Pour nous catholiques, le Règne de Dieu à la fois s’inscrit dans une chronologie, à un instant T, à la fois n’a pas de moment privilégié puisque il est éternel : Dieu règne ici et maintenant ; c’est à tout moment le bon moment, le moment favorable, et chaque instant et événement que nous vivons, du fait d’être au mieux voulu au pire permis par Lui, est idéal et parfait. Il n’y a pas de « Kaïros » particulier, si ce n’est que toute fraction de seconde et tout événement (même rasoir, même peccamineux) est occasion d’expérience de la rencontre avec Jésus, est manifestation de Sa Présence et de Sa Gloire. Le fait de « choisir Ses Moments », au gré de ses humeurs ou de son excitation, ce n’est pas catholique. Ce qui est catholique, c’est d’accueillir tout moment comme le Règne de Jésus-Dieu. Et c’est d’ailleurs cette vérité qui a fait sortir les pharisiens et les Juifs de leurs gonds : lorsque Jésus, dans la synagogue, après avoir refermé le livre sacré de la Torah (c.f. à 1h41 du « Jésus de Nazareth » de Zeffirelli) , a dit qu’il était Le Moment en personne, l’accomplissement entier et présent du Règne de Dieu : « Cette Parole de l’Écriture que vous venez d’entendre, c’est aujourd’hui qu’elle s’accomplit. » (Lc 4, 21). Autrement dit, Jésus a osé se définir lui-même comme le Moment. Tout ce que les prophètes ont annoncé se réalise concrètement et présentement en sa Personne.

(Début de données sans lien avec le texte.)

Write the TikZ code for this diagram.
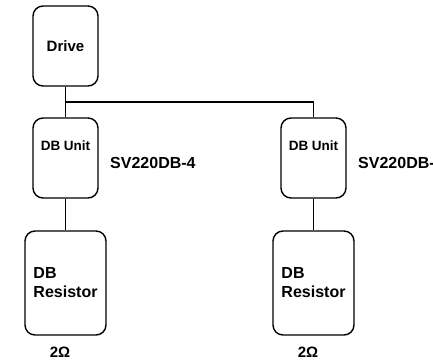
\documentclass[tikz,border=0pt]{standalone}
\usepackage{fontspec}
\setmainfont{Liberation Sans}
\usepackage{tikz}
\usetikzlibrary{positioning}

\tikzset{
	blk/.style={draw=black, line width=1.4pt, rounded corners=10pt, fill=white, inner sep=0pt},
	drivebox/.style={blk, minimum width=65pt, minimum height=80pt, font=\fontsize{15}{18}\selectfont\bfseries},
	unitbox/.style={blk, minimum width=65pt, minimum height=80pt},
	resbox/.style={blk, minimum width=81pt, minimum height=104pt, align=left, font=\fontsize{16}{19}\selectfont\bfseries},
	wire/.style={line width=1.4pt, draw=black}
}

\begin{document}
\begin{tikzpicture}[x=1pt,y=-1pt]
			\useasboundingbox (0,0) rectangle (433,363);
			\node[drivebox] (drive) at (65.5,46) {Drive};
			\node[unitbox, label={[anchor=center, yshift=-28pt, font=\fontsize{13.5}{16}\selectfont\bfseries]north:DB Unit}, label={[anchor=west, xshift=8pt, yshift=-5pt, font=\fontsize{16}{19}\selectfont\bfseries]east:SV220DB-4}] (unitA) at (65.5,158) {};
			\node[unitbox, label={[anchor=center, yshift=-28pt, font=\fontsize{13.5}{16}\selectfont\bfseries]north:DB Unit}, label={[anchor=west, xshift=8pt, yshift=-5pt, font=\fontsize{16}{19}\selectfont\bfseries]east:SV220DB-4}] (unitB) at (313.5,158) {};
			\node[resbox, label={[anchor=center, xshift=-5.5pt, yshift=-17pt, font=\fontsize{15}{18}\selectfont\bfseries]south:2Ω}] (resA) at (65.5,283) {DB\\Resistor};
			\node[resbox, label={[anchor=center, xshift=-5.5pt, yshift=-17pt, font=\fontsize{15}{18}\selectfont\bfseries]south:2Ω}] (resB) at (313.5,283) {DB\\Resistor};
			\coordinate (tap) at (65.5,102);
			\draw[wire] (drive) -- (unitA);
			\draw[wire] (tap) -| (unitB);
			\draw[wire] (unitA) -- (resA);
			\draw[wire] (unitB) -- (resB);
		\end{tikzpicture}
\end{document}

Je ne sais pas si nous imaginons le scandale que ça a réveillé ! Bref, tout ça pour dire que, même s’il y aura un Moment où tous les Hommes le connaîtront, seul le Père le connaît ; et nous, catholiques, de notre côté, savons que tout instant est le Moment de Jésus, et que le Temps appartient à Dieu.